Dies hängt wiederum drittens mit grundlegenden Konzepten zusammen. Der Vf. schließt sich der wachsenden Strömung an, die behauptet, der Terminus »Religion« sei auf antike Phänomene überhaupt nicht anwendbar. Erst in der Spätantike habe sich das Christentum als Religion entwickelt, die sich ein (fiktives) »Judentum« als Gegenüber geschaffen habe, während die Juden bewusst das Ethnos blieben, das sie waren. Dass man ein modernes Alltagsverständnis von Religion nicht auf die Antike anwenden kann, ist unbestritten. Dass das Christentum sich ein »Judentum« als Negativbild geschaffen hat (und noch immer nicht davon losgekommen ist), auch. Aber dass das entstehende Christentum kein völlig neues Phänomen sui generis ist, sondern Teil einer breiteren Ausdiffe-renzierung von Religion in der Antike, sieht der Vf. selbst, wenn er z. B. auf Mysterienkulte eingeht. Doch diese werden in der reli- gionswissenschaftlichen Forschung längst nicht mehr als Sonderfall behandelt, sondern als Teil des insgesamt breiten Spektrums antiker Religion(en). Insgesamt scheint die Paulusforschung (obwohl sie sich ja in Teilen dezidiert nicht als theologisch versteht) von der antiken Religionsgeschichte und ihren Theoriebildungen isoliert. Wo z. B. der Gewinn liegt, wenn man stark abwertende emische Begriffe wie »pagans« wieder in die etische Beschreibungssprache aufnimmt, erschließt sich mir nicht. Ebenso wenig leuchtet mir ein, warum der Vf. zustimmend Paula Fredriksens hochproblematische, in weiten Teilen unzutreffende Charakterisierung antiker Religion als »the gods run in the blood« zitiert (282).

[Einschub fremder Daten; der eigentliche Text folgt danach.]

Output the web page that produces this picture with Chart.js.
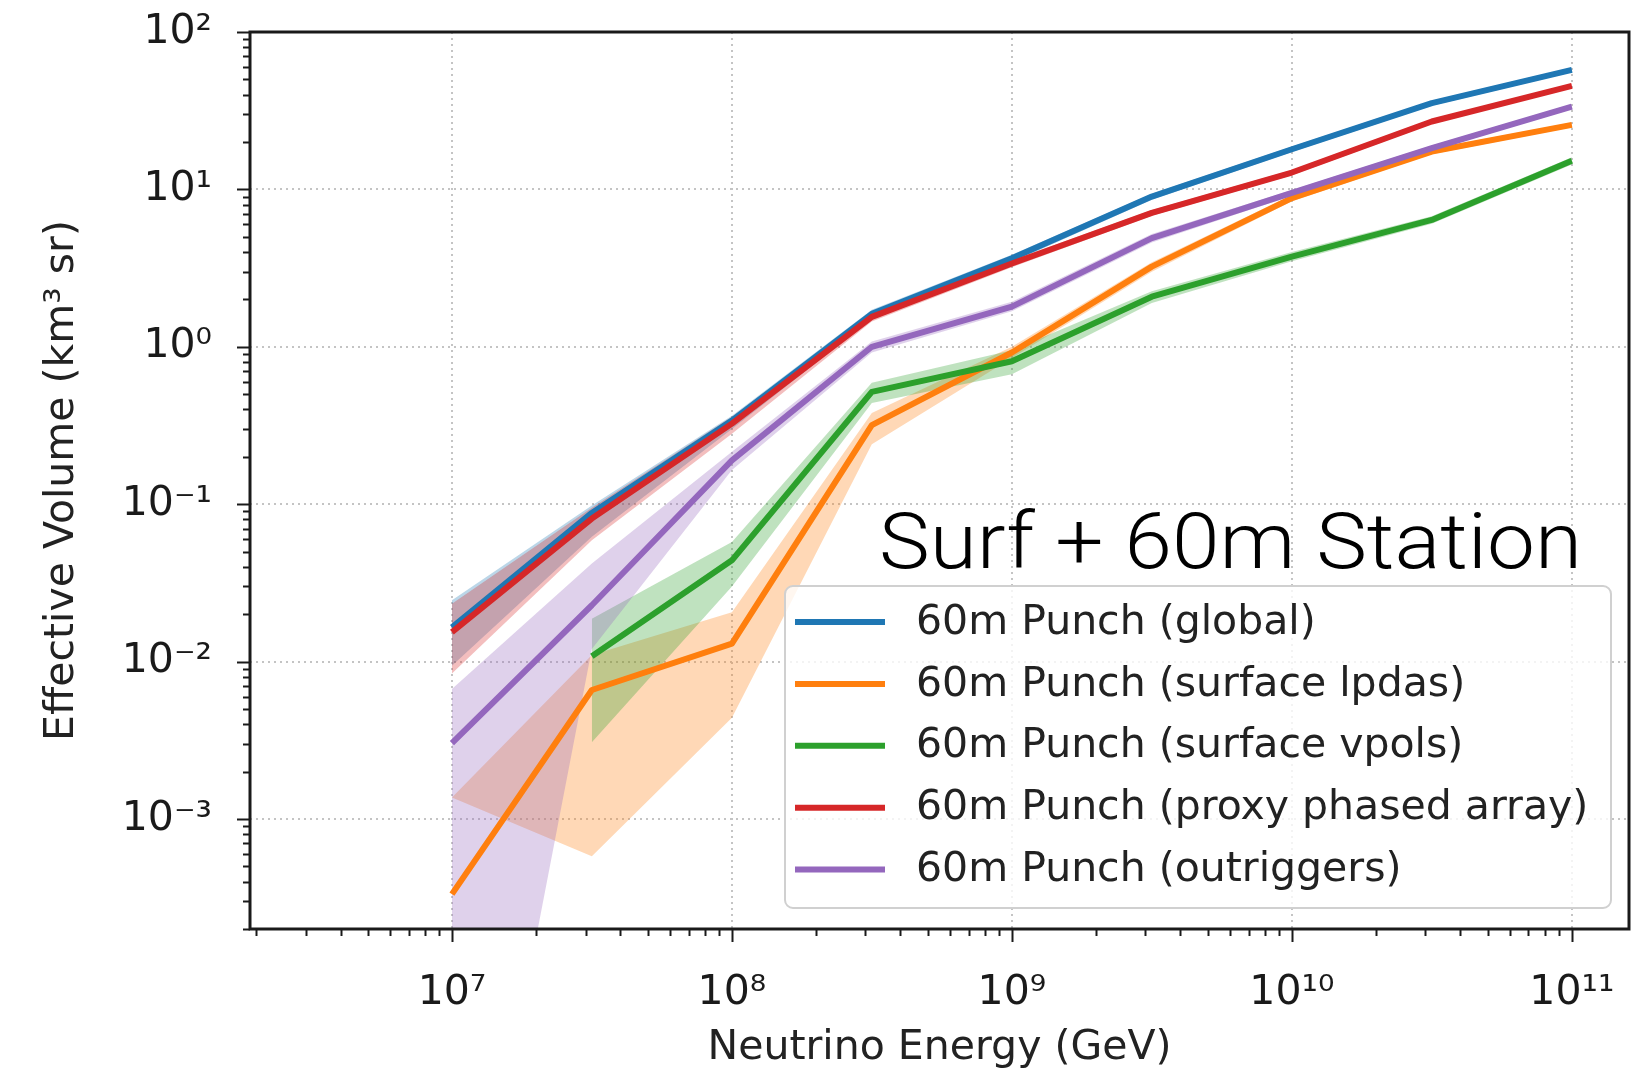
<!DOCTYPE html>
<html>
<head>
<meta charset="utf-8">
<title>Effective volume vs neutrino energy</title>
<script src="https://cdn.jsdelivr.net/npm/chart.js@4.4.1/dist/chart.umd.min.js"></script>
<style>
  html, body { margin: 0; padding: 0; background: #fff; }
  #wrap { width: 1635px; height: 1078px; position: relative; }
</style>
</head>
<body>
<div id="wrap"><canvas id="veff"></canvas></div>
<script>
// Energy bins (GeV), half-decade steps
const energies = [1e7, 3.16e7, 1e8, 3.16e8, 1e9, 3.16e9, 1e10, 3.16e10, 1e11];

const seriesLabels = [
  '60m Punch (global)',
  '60m Punch (surface lpdas)',
  '60m Punch (surface vpols)',
  '60m Punch (proxy phased array)',
  '60m Punch (outriggers)'
];
const seriesColors = ['#1f77b4', '#ff7f0e', '#2ca02c', '#d62728', '#9467bd'];

// Effective volume (km^3 sr) with lower / upper edge of the error band
const globalVeff  = [0.0165, 0.088, 0.34, 1.62, 3.65, 9.0, 18.0, 35.3, 57.5];
const globalLow   = [0.0094, 0.062, 0.30, 1.50, 3.45, 8.6, 17.3, 34.0, 55.5];
const globalHigh  = [0.0245, 0.098, 0.365, 1.72, 3.85, 9.4, 18.7, 36.6, 59.5];

const lpdaVeff    = [0.000333, 0.0066, 0.013, 0.318, 0.92, 3.23, 8.8, 17.4, 25.7];
const lpdaLow     = [0.00137, 0.00058, 0.0044, 0.24, 0.85, 3.0, 8.4, 16.7, 24.8];
const lpdaHigh    = [0.00137, 0.0110, 0.0206, 0.38, 1.0, 3.45, 9.2, 18.1, 26.6];

const vpolVeff    = [null, 0.0108, 0.044, 0.517, 0.81, 2.08, 3.74, 6.4, 15.2];
const vpolLow     = [null, 0.00307, 0.030, 0.44, 0.67, 1.9, 3.5, 6.05, 14.4];
const vpolHigh    = [null, 0.0187, 0.0575, 0.59, 0.95, 2.25, 4.0, 6.75, 16.0];

const phasedVeff  = [0.0154, 0.081, 0.325, 1.55, 3.38, 7.1, 12.8, 27.0, 45.5];
const phasedLow   = [0.0084, 0.059, 0.28, 1.45, 3.2, 6.8, 12.3, 26.0, 44.0];
const phasedHigh  = [0.0233, 0.095, 0.36, 1.65, 3.55, 7.4, 13.3, 28.0, 47.0];

const outrigVeff  = [0.00303, 0.0228, 0.19, 1.0, 1.8, 4.9, 9.5, 18.3, 33.6];
const outrigLow   = [3e-7, 0.012, 0.165, 0.92, 1.68, 4.6, 9.1, 17.6, 32.4];
const outrigHigh  = [0.0067, 0.042, 0.215, 1.08, 1.93, 5.2, 9.9, 19.0, 34.8];

// decades that get a 10^n label
const xDecades = [7, 8, 9, 10, 11];
const yDecades = [-3, -2, -1, 0, 1, 2];

const central = [globalVeff, lpdaVeff, vpolVeff, phasedVeff, outrigVeff];
const lows    = [globalLow, lpdaLow, vpolLow, phasedLow, outrigLow];
const highs   = [globalHigh, lpdaHigh, vpolHigh, phasedHigh, outrigHigh];

const SUP = {'0':'⁰','1':'¹','2':'²','3':'³','4':'⁴','5':'⁵','6':'⁶','7':'⁷','8':'⁸','9':'⁹','-':'⁻'};

function points(vals) {
  return energies.map((e, i) => ({x: e, y: vals[i]})).filter(p => p.y !== null);
}

function withAlpha(hex, a) {
  const n = parseInt(hex.slice(1), 16);
  return `rgba(${(n >> 16) & 255}, ${(n >> 8) & 255}, ${n & 255}, ${a})`;
}

function decadeLabel(v, decades) {
  const e = Math.round(Math.log10(v));
  if (Math.abs(Math.log10(v) - e) > 1e-6 || !decades.includes(e)) return '';
  return '10' + String(e).split('').map(c => SUP[c]).join('');
}

// 0 = not a nice tick, 1 = minor (2..9 x 10^n), 2 = decade
function tickKind(v) {
  const e = Math.floor(Math.log10(v) + 1e-9);
  const m = v / Math.pow(10, e);
  if (Math.abs(m - Math.round(m)) > 1e-6) return 0;
  return Math.round(m) === 1 ? 2 : 1;
}

const datasets = [];
// error bands: a transparent lower edge plus an upper edge filled down to it
central.forEach((_, k) => {
  const lowIdx = datasets.length;
  datasets.push({
    data: points(lows[k]), borderColor: 'transparent', borderWidth: 0,
    pointRadius: 0, fill: false, order: 20 - k
  });
  datasets.push({
    data: points(highs[k]), borderColor: 'transparent', borderWidth: 0,
    pointRadius: 0, backgroundColor: withAlpha(seriesColors[k], 0.3),
    fill: lowIdx, order: 20 - k
  });
});
central.forEach((vals, k) => {
  datasets.push({
    label: seriesLabels[k], data: points(vals),
    borderColor: seriesColors[k], borderWidth: 6,
    borderJoinStyle: 'round', pointRadius: 0, fill: false, order: 5 - k
  });
});

const tickFont = {family: '"DejaVu Sans", sans-serif', size: 41};
const titleFont = {family: '"DejaVu Sans", sans-serif', size: 41};

// the axes keep a fixed frame; tick label overhang must not shrink it
function pinScale(size) {
  return s => {
    if (s.isHorizontal()) s.height = size; else s.width = size;
    s.paddingTop = 0; s.paddingBottom = 0; s.paddingLeft = 0; s.paddingRight = 0;
  };
}

// tick marks (long at decades, short in between) and the full axes box
const axisFrame = {
  id: 'axisFrame',
  afterDraw(chart) {
    const {ctx, chartArea: a, scales} = chart;
    ctx.save();
    ctx.strokeStyle = '#1a1a1a';
    ctx.lineWidth = 2;
    scales.x.ticks.forEach(t => {
      const kind = tickKind(t.value);
      if (!kind) return;
      const px = Math.round(scales.x.getPixelForValue(t.value)) + 0.5;
      ctx.beginPath();
      ctx.moveTo(px, a.bottom);
      ctx.lineTo(px, a.bottom + (kind === 2 ? 13 : 7));
      ctx.stroke();
    });
    scales.y.ticks.forEach(t => {
      const kind = tickKind(t.value);
      if (!kind) return;
      const py = Math.round(scales.y.getPixelForValue(t.value)) + 0.5;
      ctx.beginPath();
      ctx.moveTo(a.left, py);
      ctx.lineTo(a.left - (kind === 2 ? 13 : 7), py);
      ctx.stroke();
    });
    ctx.lineWidth = 3;
    ctx.strokeRect(a.left, a.top, a.right - a.left, a.bottom - a.top);
    ctx.restore();
  }
};

const boxLegend = {
  id: 'boxLegend',
  afterDraw(chart) {
    const ctx = chart.ctx;
    const x0 = 785, y0 = 586, w = 826, h = 322;
    ctx.save();
    ctx.beginPath();
    ctx.roundRect(x0, y0, w, h, 8);
    ctx.fillStyle = 'rgba(255, 255, 255, 0.8)';
    ctx.fill();
    ctx.strokeStyle = '#d0d0d0';
    ctx.lineWidth = 2;
    ctx.stroke();
    ctx.font = `${titleFont.size}px ${titleFont.family}`;
    ctx.textBaseline = 'middle';
    seriesLabels.forEach((label, k) => {
      const y = y0 + 36 + k * 61.9;
      ctx.strokeStyle = seriesColors[k];
      ctx.lineWidth = 6;
      ctx.beginPath();
      ctx.moveTo(x0 + 10, y);
      ctx.lineTo(x0 + 100, y);
      ctx.stroke();
      ctx.fillStyle = '#222';
      ctx.fillText(label, x0 + 131, y + 1);
    });
    ctx.restore();
  }
};

// station caption, stretched to its 703 px run
const stationNote = {
  id: 'stationNote',
  afterDraw(chart) {
    const ctx = chart.ctx;
    const text = 'Surf + 60m Station';
    ctx.save();
    ctx.font = '300 78px Roboto, "Liberation Sans", sans-serif';
    ctx.fillStyle = '#000';
    ctx.textBaseline = 'alphabetic';
    const sx = 703 / ctx.measureText(text).width;
    ctx.translate(879, 568);
    ctx.scale(sx, 1);
    ctx.fillText(text, 0, 0);
    ctx.restore();
  }
};

const gridColor = ctx => (ctx.tick && ctx.tick.major) ? '#c4c4c4' : 'rgba(0,0,0,0)';

new Chart(document.getElementById('veff'), {
  type: 'line',
  data: { datasets: datasets },
  options: {
    responsive: true,
    maintainAspectRatio: false,
    animation: false,
    events: [],
    layout: { padding: { top: 32, right: 6, left: 0, bottom: 0 } },
    plugins: {
      legend: { display: false },
      tooltip: { enabled: false },
      filler: { drawTime: 'beforeDatasetsDraw' }
    },
    scales: {
      x: {
        type: 'logarithmic',
        min: 1.9e6,
        max: 1.6e11,
        afterFit: pinScale(149),
        grid: { color: gridColor, lineWidth: 2, drawTicks: false },
        border: { display: false, dash: [2, 4] },
        ticks: {
          autoSkip: false, maxRotation: 0, minRotation: 0, padding: 40,
          color: '#1a1a1a', font: tickFont,
          callback: v => decadeLabel(v, xDecades)
        },
        title: {
          display: true, text: 'Neutrino Energy (GeV)', color: '#222',
          font: titleFont, padding: { top: 0, bottom: 5 }
        }
      },
      y: {
        type: 'logarithmic',
        min: 2e-4,
        max: 100,
        afterFit: pinScale(250),
        grid: { color: gridColor, lineWidth: 2, drawTicks: false },
        border: { display: false, dash: [2, 4] },
        ticks: {
          autoSkip: false, padding: 38,
          color: '#1a1a1a', font: tickFont,
          callback: v => decadeLabel(v, yDecades)
        },
        title: {
          display: true, text: 'Effective Volume (km³ sr)', color: '#222',
          font: titleFont, padding: { top: 38, bottom: 0 }
        }
      }
    }
  },
  plugins: [axisFrame, boxLegend, stationNote]
});
</script>
</body>
</html>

Schließlich: Wie fast alle Vertreter neuer Paulusperspektiven setzt der Vf. die traditionelle Paulusexegese mehr oder weniger mit Martin Luther gleich. Das ist bei einem Skandinavier verständlich, aber trotzdem (zumal aus reformierter Perspektive) irritierend. Die Geschichte der Paulusauslegung ist lang und sehr vielfältig. Wer sich die Mühe macht, neben Luther auch z. B. Calvin oder unbekanntere Reformatoren zu lesen oder gar in die Welt der mittelalterlichen Exegese einzutauchen, wird sehen, dass manche »neue« Auslegung von Paulustexten in Wirklichkeit ziemlich alt sein kann.

Alle diese Anfragen zeigen freilich, dass der Vf. an Kernpunkte des Verständnisses der paulinischen Briefe rührt. Es ist zu hoffen, dass er damit eine breite Rezeption findet und für die weitere his-torische und theologische Debatte wichtige Anstöße gibt.